The days of August, September, and October were filled with countless moments of memories made with Rocky and the babies. I eventually became able to pet each of them, as well as feed them all from my hands. Rip would even let me lift him into my lap as a younger coon. Sadly, Roger went missing in September and never made his way back home. I’m pretty sure I sensed Rocky looking over her shoulder for him on many occasions. Rocky would play with them in the lot next to my house. I would see her sit in the middle of the lot and just let them tackle her, pull her ear, and try to nurse, even though they had long been weaned. She would lead them up the crepe myrtle to my roof, where they would form a line on the top of my house and take a nap. She was the best mother. She showed them never-ending love and nurture and how to take care of themselves. The last day I saw Rocky was October the 13th. The babies were only five months old upon her absence and typically don’t disperse from their mother until around eight months old. I’ve chosen to believe she found a home that can offer her marshmallows for eternity, tortillas from an automatic dispenser, and has her feet kicked up secretly in someone’s crawl space.
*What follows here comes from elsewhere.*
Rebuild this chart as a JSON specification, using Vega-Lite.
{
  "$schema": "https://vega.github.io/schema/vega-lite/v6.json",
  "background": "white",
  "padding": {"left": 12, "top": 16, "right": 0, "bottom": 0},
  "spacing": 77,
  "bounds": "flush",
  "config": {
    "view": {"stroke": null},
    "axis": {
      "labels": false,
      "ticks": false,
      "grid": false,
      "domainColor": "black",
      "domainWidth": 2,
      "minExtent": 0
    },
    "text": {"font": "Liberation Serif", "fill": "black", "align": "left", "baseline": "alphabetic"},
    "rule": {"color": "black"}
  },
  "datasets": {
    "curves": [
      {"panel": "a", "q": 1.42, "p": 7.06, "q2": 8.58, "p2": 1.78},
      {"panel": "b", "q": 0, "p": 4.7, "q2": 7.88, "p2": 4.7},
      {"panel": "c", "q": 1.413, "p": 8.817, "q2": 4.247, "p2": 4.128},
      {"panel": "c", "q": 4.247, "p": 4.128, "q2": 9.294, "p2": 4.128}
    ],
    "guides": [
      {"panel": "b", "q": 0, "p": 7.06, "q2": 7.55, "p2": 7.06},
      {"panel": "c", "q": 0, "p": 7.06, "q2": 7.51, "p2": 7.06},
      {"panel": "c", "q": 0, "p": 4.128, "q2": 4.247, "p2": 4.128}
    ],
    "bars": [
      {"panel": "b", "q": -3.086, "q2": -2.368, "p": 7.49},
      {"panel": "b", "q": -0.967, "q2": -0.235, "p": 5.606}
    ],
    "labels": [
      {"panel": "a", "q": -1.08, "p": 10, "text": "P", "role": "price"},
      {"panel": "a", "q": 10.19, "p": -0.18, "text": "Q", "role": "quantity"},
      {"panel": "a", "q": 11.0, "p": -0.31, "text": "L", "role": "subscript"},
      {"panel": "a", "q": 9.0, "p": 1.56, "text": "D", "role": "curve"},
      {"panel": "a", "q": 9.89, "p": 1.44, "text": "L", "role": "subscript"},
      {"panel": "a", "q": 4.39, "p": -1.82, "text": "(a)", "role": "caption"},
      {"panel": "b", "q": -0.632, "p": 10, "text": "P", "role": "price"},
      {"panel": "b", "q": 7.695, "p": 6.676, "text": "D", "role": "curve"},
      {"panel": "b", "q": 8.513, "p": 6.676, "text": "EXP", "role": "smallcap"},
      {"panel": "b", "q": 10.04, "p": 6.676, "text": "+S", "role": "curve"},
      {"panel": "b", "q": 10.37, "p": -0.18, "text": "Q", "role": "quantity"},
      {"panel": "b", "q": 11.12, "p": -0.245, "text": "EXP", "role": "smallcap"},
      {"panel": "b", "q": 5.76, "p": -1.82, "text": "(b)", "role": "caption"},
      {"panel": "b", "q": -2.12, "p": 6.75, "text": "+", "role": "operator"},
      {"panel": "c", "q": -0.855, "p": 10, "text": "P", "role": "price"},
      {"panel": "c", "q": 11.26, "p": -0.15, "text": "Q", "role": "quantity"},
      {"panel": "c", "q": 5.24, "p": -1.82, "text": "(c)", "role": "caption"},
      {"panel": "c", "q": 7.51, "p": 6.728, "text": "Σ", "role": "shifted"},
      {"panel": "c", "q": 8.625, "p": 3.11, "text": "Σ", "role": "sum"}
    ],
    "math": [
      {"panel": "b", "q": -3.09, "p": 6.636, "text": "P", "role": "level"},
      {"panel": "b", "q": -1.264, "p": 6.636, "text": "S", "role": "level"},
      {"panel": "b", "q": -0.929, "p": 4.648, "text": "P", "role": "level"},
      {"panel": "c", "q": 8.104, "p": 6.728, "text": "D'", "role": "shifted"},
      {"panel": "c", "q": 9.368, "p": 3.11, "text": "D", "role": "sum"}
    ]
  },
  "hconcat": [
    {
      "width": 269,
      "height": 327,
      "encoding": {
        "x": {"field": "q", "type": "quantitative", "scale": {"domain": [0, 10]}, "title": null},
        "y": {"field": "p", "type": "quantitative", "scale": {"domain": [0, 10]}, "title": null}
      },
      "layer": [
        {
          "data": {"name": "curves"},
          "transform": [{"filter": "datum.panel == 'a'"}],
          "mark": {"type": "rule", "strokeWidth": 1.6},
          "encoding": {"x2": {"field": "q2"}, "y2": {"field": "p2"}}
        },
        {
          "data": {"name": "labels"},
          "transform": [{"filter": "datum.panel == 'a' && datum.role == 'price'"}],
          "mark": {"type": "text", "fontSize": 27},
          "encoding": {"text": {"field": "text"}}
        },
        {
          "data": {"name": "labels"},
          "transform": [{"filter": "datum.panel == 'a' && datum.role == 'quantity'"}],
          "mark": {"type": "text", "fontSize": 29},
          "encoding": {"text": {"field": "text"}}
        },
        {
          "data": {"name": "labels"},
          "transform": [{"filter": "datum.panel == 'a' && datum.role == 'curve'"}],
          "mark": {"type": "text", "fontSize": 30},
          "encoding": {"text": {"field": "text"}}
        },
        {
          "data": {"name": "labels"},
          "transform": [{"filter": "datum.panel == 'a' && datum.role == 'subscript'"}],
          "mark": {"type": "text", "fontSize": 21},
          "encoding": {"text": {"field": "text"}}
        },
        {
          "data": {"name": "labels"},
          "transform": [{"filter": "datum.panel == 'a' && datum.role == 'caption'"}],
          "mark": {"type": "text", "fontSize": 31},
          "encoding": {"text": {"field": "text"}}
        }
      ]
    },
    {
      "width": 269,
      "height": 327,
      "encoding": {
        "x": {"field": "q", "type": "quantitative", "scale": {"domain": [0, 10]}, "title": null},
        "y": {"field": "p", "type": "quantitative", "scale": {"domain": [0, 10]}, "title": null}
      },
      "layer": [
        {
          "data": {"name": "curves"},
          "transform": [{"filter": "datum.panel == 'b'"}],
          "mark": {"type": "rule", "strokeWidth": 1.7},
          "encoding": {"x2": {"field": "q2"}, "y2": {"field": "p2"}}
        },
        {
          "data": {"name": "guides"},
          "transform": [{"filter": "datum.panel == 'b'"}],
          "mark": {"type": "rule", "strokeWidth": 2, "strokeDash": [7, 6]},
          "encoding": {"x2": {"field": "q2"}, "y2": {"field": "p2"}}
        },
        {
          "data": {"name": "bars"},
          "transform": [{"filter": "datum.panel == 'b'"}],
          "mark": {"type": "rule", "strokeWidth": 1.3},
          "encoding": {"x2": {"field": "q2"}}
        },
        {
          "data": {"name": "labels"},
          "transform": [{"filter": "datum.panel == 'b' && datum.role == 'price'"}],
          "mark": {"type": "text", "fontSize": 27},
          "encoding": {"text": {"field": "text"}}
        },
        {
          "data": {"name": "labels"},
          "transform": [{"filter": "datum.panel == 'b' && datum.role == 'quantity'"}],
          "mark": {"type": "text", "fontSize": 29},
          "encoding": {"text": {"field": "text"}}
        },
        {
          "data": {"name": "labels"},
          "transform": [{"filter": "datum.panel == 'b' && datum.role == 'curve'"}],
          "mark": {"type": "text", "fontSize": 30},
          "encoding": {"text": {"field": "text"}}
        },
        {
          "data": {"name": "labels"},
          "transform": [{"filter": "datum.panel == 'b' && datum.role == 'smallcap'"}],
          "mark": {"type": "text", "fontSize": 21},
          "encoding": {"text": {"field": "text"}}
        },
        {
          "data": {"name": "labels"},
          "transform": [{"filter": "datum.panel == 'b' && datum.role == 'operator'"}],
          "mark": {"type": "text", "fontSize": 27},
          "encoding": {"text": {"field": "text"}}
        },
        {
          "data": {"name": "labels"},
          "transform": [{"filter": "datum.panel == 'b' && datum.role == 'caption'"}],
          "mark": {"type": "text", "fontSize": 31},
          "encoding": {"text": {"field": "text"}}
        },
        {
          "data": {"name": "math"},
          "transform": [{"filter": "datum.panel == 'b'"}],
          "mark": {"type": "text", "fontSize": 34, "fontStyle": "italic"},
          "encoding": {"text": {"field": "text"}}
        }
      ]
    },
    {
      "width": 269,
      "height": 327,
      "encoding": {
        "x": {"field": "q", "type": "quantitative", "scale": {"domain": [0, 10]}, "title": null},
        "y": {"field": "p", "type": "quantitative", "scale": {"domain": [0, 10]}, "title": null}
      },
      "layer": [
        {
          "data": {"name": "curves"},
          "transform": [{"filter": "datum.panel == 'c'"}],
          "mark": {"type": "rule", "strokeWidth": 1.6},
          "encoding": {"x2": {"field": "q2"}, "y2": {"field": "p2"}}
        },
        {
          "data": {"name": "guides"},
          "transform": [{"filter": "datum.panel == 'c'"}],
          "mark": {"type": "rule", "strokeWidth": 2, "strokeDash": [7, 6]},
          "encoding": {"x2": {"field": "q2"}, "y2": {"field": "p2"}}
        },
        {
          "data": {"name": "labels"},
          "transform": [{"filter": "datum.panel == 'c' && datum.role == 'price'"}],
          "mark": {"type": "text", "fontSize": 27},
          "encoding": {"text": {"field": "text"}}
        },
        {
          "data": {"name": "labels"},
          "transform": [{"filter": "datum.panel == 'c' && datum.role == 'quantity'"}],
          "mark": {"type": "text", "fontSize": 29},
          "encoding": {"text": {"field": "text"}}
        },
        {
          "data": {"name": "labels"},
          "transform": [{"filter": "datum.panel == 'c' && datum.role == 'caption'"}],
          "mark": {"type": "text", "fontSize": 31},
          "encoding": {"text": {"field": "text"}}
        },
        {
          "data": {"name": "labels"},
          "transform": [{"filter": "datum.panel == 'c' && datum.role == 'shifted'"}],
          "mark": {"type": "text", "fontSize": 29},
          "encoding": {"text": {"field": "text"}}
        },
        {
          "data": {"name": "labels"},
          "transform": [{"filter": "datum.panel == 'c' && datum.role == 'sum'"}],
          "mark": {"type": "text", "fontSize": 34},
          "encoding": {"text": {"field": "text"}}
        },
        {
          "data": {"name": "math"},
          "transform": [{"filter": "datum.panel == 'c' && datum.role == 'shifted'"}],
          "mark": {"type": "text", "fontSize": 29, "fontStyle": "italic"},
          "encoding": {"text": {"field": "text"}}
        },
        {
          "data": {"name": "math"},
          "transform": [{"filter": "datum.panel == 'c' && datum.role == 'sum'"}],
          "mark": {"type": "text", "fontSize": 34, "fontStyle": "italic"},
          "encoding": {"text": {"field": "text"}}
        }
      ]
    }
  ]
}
The New Year is upon us, and my baby raccoons are officially at the age where they will either choose to relocate or look for a mate. I still get visits daily from either Rip or Roxie, but rarely at the same time anymore. Rue has been gone for several weeks, though I never count her out. She’s the free-spirit one and a bit unruly. My gut tells me that Rip has “imprinted” me to be his human, much like his mother before him did, and this could possibly mean “he” is a “she.” I’m no raccoon whisperer, as some have teased me to be. Rather, I simply took a moment to show them love, tolerance, sympathy, and understanding… noble traits we could offer more in humanity daily.